MV: Parliamo della durata e della ripetizione. Nel video I Am Making Art, John Baldessari esegue una serie di azioni ripetendo parossisticamente: “Sto eseguendo un’opera d’arte”, espressione che esprime l’interesse ad approfondire il confine tra l’arte e ciò che non è ritenuto tale. Tu ripeti l’atto performativo, la litania e la ballata. Nella performance The Great Unrest (2005), per un mese hai suonato blues in un teatro abbandonato; in God (2007) hai cantato la frase “Sorrow Conquers Happiness” per quaranta minuti. Il gesto della ripetizione è perseguito anche attraverso l’atto di ridipingere più volte un soggetto; ricordo che hai realizzato circa quattrocento versioni del cuore di Percy Bysshe Shelley per il progetto Hot Shame – The Quest of Shelley’s Heart alla Galleria Riccardo Crespi; mentre in The End hai ridipinto il tuo modello, una sorta di Dorian Gray contemporaneo. Che significato ha per te il gesto del ripetere?
RK: La ripetizione crea una sorta di ordine divino, come nella recita del rosario. Mi affascina poiché ispira un senso di sicurezza. È una sensazione presente anche nella performance The End. All’inizio non ero sicuro, la ripetizione mi sembrava un atto forzato, poi c’è stato il caos. Così, ho deciso di adottare la formula di un quadro al giorno e tutto mi è sembrato più controllato.
MV: Una delle caratteristiche più appassionanti nel tuo lavoro è che ogni cosa — il pubblico che passeggia nella sala e che ti guarda mentre dipingi, tuo padre che canta durante l’inaugurazione — diventa parte integrante del progetto stesso. Piero Manzoni sosteneva che “non c’è nulla da dire, c’è solo da essere, solo da vivere”. Il tuo lavoro è rivolto al vivere stesso: dove e quando finisce esattamente? E qual è il ruolo del pubblico?
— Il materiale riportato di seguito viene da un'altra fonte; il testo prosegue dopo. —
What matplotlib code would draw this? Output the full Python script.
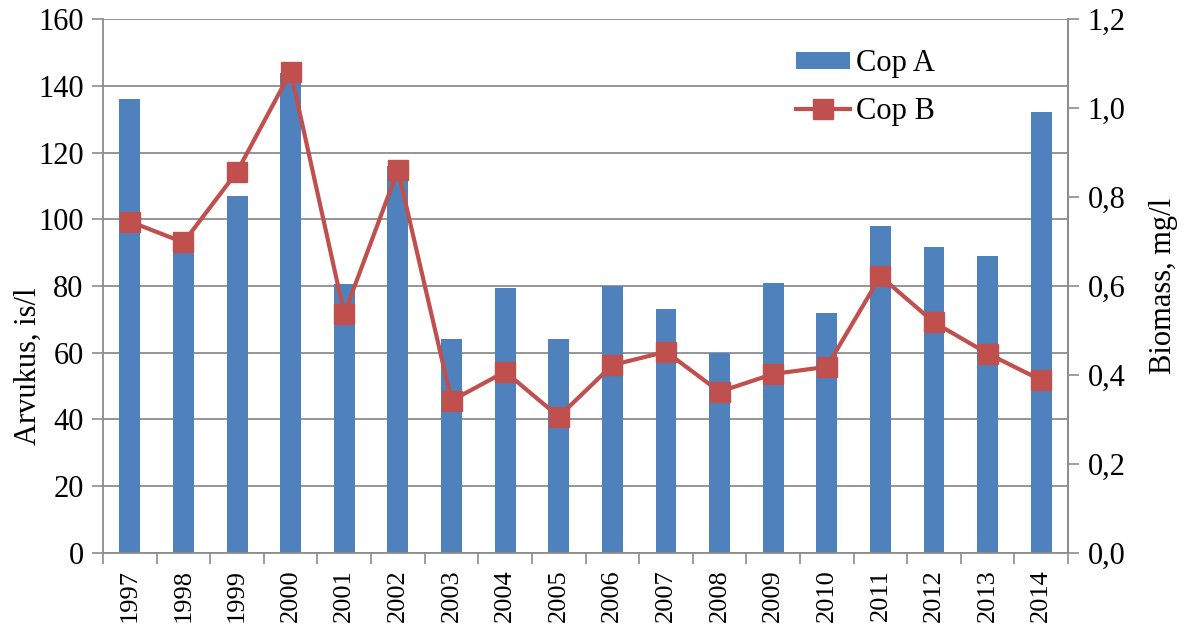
import matplotlib
matplotlib.use("Agg")
import matplotlib.pyplot as plt
import numpy as np
from matplotlib.ticker import FixedLocator, FuncFormatter

years = ["1997", "1998", "1999", "2000", "2001", "2002", "2003", "2004", "2005",
         "2006", "2007", "2008", "2009", "2010", "2011", "2012", "2013", "2014"]
cop_a = [136.0, 91.0, 107.0, 144.0, 80.5, 116.0, 64.0, 79.5, 64.0,
         80.0, 73.0, 60.0, 81.0, 72.0, 98.0, 91.6, 89.0, 132.1]
cop_b = [0.745, 0.698, 0.857, 1.082, 0.537, 0.861, 0.342, 0.407, 0.306,
         0.422, 0.452, 0.362, 0.402, 0.418, 0.622, 0.518, 0.448, 0.388]

plt.rcParams['font.family'] = ['Liberation Serif', 'DejaVu Serif']
FS = 22
XFS = 19
GRAY = '#8c8c8c'
BLUE = '#4F81BD'
RED = '#C0504D'

fig = plt.figure(figsize=(11.87, 6.25), dpi=100)
ax = fig.add_axes([0.0868, 0.1158, 0.8130, 0.8533])
ax2 = ax.twinx()

x = np.arange(len(years))
bars = ax.bar(x, cop_a, width=0.39, color=BLUE, label='Cop A', zorder=2)
line, = ax2.plot(x, cop_b, color=RED, lw=3.0, marker='s', markersize=14,
                 markerfacecolor=RED, markeredgecolor=RED, label='Cop B', zorder=3)

ax.set_xlim(-0.5, len(years) - 0.5)
ax.set_ylim(0, 160)
ax2.set_ylim(0, 1.2)
ax.set_yticks(np.arange(0, 161, 20))
ax2.set_yticks(np.arange(0, 1.21, 0.2))
ax2.yaxis.set_major_formatter(FuncFormatter(lambda v, p: f"{v:.1f}".replace('.', ',')))

ax.set_xticks(x)
ax.set_xticklabels(years, rotation=90, fontsize=XFS)
ax.xaxis.set_minor_locator(FixedLocator(np.arange(-0.5, len(years), 1.0)))
ax.tick_params(axis='x', which='major', length=0, pad=12)
ax.tick_params(axis='x', which='minor', length=8, color=GRAY, width=1.2)
ax.tick_params(axis='y', length=8, color=GRAY, width=1.2, labelsize=FS, pad=6)
ax2.tick_params(axis='y', length=8, color=GRAY, width=1.2, labelsize=FS, pad=6)

ax.grid(axis='y', color=GRAY, lw=1.3, zorder=0)
ax.set_axisbelow(True)

for s in ['top']:
    ax.spines[s].set_visible(False)
    ax2.spines[s].set_visible(False)
for s in ['left', 'bottom', 'right']:
    ax.spines[s].set_color(GRAY)
    ax.spines[s].set_linewidth(1.3)
    ax2.spines[s].set_color(GRAY)
    ax2.spines[s].set_linewidth(1.3)
ax2.spines['left'].set_visible(False)
ax2.spines['bottom'].set_visible(False)

ax.set_ylabel('Arvukus, is/l', fontsize=FS)
ax.yaxis.set_label_coords(-0.062, 0.35)
ax2.set_ylabel('Biomass, mg/l', fontsize=FS, labelpad=17)

leg = ax2.legend([bars, line], ['Cop A', 'Cop B'], loc='upper left',
                 bbox_to_anchor=(778 / 1187, 1 - 31 / 625), bbox_transform=fig.transFigure,
                 frameon=False, fontsize=FS, handlelength=1.75, handleheight=0.45,
                 handletextpad=0.2, labelspacing=0.6, borderpad=0.1)

fig.savefig('out.png', dpi=100)
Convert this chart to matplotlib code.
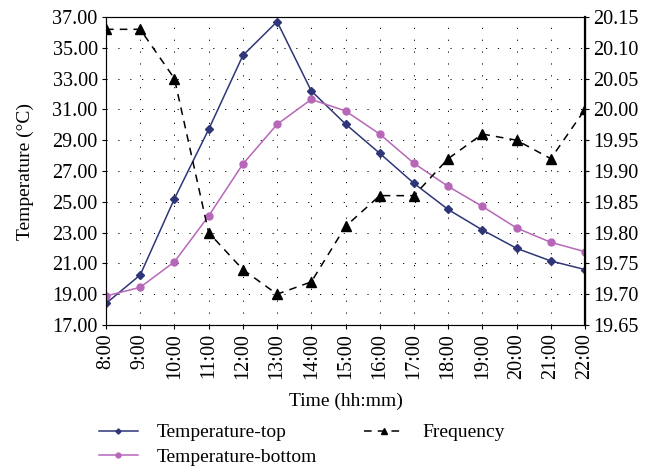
import numpy as np
import matplotlib.pyplot as plt

times = ['8:00', '9:00', '10:00', '11:00', '12:00', '13:00', '14:00', '15:00',
         '16:00', '17:00', '18:00', '19:00', '20:00', '21:00', '22:00']
temp_top = [18.4, 20.25, 25.2, 29.7, 34.5, 36.7, 32.2, 30.05,
            28.15, 26.2, 24.5, 23.17, 21.98, 21.16, 20.6]
temp_bottom = [18.88, 19.45, 21.1, 24.08, 27.45, 30.03, 31.65, 30.9,
               29.4, 27.5, 26.0, 24.7, 23.3, 22.37, 21.76]
frequency = [20.13, 20.13, 20.05, 19.80, 19.74, 19.70, 19.72, 19.81,
             19.86, 19.86, 19.92, 19.96, 19.95, 19.92, 20.00]

plt.rcParams['font.family'] = ['Liberation Serif', 'DejaVu Serif']

fig = plt.figure(figsize=(6.55, 4.68), dpi=100)
ax = fig.add_axes([106/655, 1-325/468, (585-106)/655, (325-17)/468])
ax2 = ax.twinx()

x = np.arange(len(times))
l1, = ax.plot(x, temp_top, '-', color='#2f3677', lw=1.1, marker='D', ms=3.8, label='Temperature-top')
l2, = ax.plot(x, temp_bottom, '-', color='#b767b8', lw=1.1, marker='o', ms=5, label='Temperature-bottom')
l3, = ax2.plot(x, frequency, '--', color='black', lw=1.1, dashes=(5, 4), marker='^', ms=6.5, label='Frequency')

ax.set_xlim(0, len(times) - 1)
ax.set_ylim(17, 37)
ax.set_yticks(np.arange(17, 37.1, 2))
ax.set_yticklabels(['%.2f' % v for v in np.arange(17, 37.1, 2)])
ax2.set_ylim(19.65, 20.15)
ax2.set_yticks(np.arange(19.65, 20.151, 0.05))
ax2.set_yticklabels(['%.2f' % v for v in np.arange(19.65, 20.151, 0.05)])

ax.set_xticks(x)
ax.set_xticklabels(times, rotation=90)
ax.grid(True, color='black', linestyle=(0, (1.2, 11)), lw=0.7)

ax.tick_params(axis='both', labelsize=14.5, length=3, direction='out', pad=3)
ax2.tick_params(axis='y', labelsize=14.5, length=3, direction='out', pad=3)
for s in ['left', 'bottom', 'top']:
    ax.spines[s].set_color('#444444')
ax2.spines['right'].set_linewidth(1.6)
ax2.spines['right'].set_color('black')

ax.set_ylabel('Temperature (°C)', fontsize=14, labelpad=13)
ax.set_xlabel('Time (hh:mm)', fontsize=14, labelpad=10)

fig.legend([l1, l2, l3], ['Temperature-top', 'Temperature-bottom', 'Frequency'],
           ncol=2, loc='lower left', bbox_to_anchor=(91/655, -0.012), frameon=False,
           fontsize=14, handlelength=2.0, handletextpad=1.0, labelspacing=0.35,
           columnspacing=2.4, borderaxespad=0.0, markerscale=0.7)

plt.savefig('out.png', dpi=100)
RK: Il lavoro finisce quando si esauriscono lo spazio e il luogo della performance — aspetto che ricorda la ricerca di Dieter Roth. Tutti possono entrare a far parte dell’opera mentre io e Palli (Páll Haukur Björnsson, il mio collaboratore) siamo lì. Mi interessa quando il lavoro va fuori controllo, quando c’è un colpo di scena: per esempio, quando il giradischi suona Stravinskij, litighiamo con degli hooligans e poi una prostituta viene a farci visita. Oppure quando Maestro Dante, un gondoliere pittore, viene a trovarmi per dipingere con me. Ora mi sta insegnando a usare l’immaginazione. Io dipingo solo quello che vedo, mentre lui lo trova noioso. Un gondoliere che mi insegna a dipingere come un surrealista. Non trovi che sia un po’ Sophie Calle?
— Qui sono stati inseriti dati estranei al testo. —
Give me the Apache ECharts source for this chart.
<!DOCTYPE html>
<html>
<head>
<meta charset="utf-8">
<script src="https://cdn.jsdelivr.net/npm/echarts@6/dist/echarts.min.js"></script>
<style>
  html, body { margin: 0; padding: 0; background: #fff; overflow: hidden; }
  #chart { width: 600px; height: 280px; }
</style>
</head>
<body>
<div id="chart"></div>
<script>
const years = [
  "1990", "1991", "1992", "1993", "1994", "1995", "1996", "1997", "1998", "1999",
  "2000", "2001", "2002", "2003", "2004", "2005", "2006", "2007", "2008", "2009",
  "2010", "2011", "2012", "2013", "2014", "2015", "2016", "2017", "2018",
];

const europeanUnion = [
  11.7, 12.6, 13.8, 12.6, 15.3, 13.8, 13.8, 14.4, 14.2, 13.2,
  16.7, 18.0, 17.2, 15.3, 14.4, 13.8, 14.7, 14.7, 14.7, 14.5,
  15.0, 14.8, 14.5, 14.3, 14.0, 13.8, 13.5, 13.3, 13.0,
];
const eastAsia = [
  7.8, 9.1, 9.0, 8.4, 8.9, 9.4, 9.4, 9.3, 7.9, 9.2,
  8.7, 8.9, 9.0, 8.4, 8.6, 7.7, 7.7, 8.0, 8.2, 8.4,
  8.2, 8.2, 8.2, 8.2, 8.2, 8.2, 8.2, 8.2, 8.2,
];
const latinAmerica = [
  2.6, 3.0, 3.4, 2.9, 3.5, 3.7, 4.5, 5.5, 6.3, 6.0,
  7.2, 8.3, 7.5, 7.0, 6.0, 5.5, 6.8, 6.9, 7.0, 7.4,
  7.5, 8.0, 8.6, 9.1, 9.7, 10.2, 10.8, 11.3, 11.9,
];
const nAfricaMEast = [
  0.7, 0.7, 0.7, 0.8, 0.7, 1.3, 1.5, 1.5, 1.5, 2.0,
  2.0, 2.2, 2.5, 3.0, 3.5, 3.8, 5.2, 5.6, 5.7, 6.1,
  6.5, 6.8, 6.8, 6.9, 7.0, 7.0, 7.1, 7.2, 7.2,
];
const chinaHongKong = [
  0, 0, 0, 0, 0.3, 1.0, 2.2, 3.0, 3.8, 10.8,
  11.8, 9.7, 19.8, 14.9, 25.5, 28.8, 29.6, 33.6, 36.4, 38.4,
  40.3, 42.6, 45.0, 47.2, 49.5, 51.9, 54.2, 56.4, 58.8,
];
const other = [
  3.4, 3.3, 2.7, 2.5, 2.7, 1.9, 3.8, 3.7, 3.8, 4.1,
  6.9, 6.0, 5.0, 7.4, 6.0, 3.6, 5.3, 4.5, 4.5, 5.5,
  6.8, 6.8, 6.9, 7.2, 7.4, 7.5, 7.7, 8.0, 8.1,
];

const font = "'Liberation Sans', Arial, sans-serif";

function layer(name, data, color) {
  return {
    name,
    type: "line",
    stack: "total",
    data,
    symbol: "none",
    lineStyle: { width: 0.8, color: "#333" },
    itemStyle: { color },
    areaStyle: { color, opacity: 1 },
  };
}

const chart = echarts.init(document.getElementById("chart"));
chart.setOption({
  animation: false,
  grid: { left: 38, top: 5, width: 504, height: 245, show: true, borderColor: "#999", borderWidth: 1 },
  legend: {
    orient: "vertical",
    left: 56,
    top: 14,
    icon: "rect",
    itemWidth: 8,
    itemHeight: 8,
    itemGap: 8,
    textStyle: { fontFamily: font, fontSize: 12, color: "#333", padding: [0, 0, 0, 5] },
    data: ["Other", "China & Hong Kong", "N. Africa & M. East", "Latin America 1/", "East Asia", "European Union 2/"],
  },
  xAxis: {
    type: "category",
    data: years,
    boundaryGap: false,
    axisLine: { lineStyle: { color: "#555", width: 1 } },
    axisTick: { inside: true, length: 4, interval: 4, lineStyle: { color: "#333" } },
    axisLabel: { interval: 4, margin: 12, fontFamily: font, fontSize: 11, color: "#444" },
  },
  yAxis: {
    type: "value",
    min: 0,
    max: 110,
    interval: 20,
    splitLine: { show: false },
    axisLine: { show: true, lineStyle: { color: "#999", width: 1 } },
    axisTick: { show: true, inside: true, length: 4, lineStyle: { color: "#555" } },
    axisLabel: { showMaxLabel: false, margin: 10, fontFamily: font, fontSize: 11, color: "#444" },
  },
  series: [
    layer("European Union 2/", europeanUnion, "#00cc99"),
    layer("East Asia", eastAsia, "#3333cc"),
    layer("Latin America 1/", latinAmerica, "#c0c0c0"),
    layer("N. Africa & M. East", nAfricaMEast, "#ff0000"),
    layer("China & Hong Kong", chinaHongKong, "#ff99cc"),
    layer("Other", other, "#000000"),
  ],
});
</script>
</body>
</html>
MV: Tutto questo sembrerebbe naïf se tu, che sei un bastardo “superpostmoderno”, non fossi così consapevole di quanto l’arte oggi possa apparire patinata e inautentica. La tua ironia ti aiuta a mantenere una certa autenticità. Qual è il tuo sguardo sulla realtà odierna?
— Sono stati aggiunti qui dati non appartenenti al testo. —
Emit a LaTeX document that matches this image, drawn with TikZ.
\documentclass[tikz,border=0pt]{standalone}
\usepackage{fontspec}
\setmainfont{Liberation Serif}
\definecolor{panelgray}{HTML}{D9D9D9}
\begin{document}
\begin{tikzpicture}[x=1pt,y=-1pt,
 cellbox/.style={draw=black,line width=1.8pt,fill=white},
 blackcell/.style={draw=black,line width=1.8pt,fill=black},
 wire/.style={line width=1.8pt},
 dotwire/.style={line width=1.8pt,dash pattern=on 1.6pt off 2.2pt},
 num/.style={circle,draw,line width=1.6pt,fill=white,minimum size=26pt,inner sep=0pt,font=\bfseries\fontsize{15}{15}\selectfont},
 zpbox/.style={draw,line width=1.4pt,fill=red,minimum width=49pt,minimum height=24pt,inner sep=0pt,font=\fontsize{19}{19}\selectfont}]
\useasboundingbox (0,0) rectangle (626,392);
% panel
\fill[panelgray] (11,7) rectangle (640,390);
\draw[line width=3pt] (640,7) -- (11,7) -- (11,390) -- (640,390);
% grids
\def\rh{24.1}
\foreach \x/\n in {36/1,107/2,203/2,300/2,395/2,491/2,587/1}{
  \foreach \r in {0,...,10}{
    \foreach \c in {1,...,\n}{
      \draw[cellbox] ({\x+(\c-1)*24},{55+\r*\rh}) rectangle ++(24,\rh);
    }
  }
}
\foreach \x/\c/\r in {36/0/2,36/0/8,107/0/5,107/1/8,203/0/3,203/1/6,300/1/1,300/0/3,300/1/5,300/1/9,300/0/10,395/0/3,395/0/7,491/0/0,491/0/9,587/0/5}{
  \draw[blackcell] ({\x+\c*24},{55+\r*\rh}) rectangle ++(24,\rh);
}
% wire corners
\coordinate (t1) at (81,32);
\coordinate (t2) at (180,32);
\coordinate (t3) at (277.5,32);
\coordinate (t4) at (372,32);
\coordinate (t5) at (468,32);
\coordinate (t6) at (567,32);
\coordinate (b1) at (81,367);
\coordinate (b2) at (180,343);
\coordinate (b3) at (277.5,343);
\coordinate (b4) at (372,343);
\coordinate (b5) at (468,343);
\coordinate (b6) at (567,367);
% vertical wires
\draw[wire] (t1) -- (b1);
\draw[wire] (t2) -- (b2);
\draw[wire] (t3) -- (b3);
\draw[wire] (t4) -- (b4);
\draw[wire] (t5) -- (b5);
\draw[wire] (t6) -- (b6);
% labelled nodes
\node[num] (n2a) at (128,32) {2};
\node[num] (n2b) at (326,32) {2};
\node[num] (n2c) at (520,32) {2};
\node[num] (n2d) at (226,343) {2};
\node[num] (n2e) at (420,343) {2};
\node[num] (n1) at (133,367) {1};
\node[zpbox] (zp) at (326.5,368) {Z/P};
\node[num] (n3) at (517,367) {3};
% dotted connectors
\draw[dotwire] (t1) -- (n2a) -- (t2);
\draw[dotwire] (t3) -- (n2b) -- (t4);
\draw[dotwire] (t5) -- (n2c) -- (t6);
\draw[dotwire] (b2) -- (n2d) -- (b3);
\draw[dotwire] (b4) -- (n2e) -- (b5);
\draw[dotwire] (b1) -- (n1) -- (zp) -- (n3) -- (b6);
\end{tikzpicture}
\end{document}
RK: Penso che il mio approccio sia completamente realista, sebbene non abbia alcuna idea di come sia la realtà, perché per me tutto è permeato di fantasia, sogni e desideri. Quando cammino dentro un noioso tunnel di cemento armato mi vengono in mente le canzoni dei Joy Division. La realtà è fatta di citazioni continue e tutto ciò è estremamente onirico. Mi immergo in tutta questa poesia. Che sia buona o cattiva, l’ironia esprime onestà, e la realtà risiede in quello che diciamo e facciamo.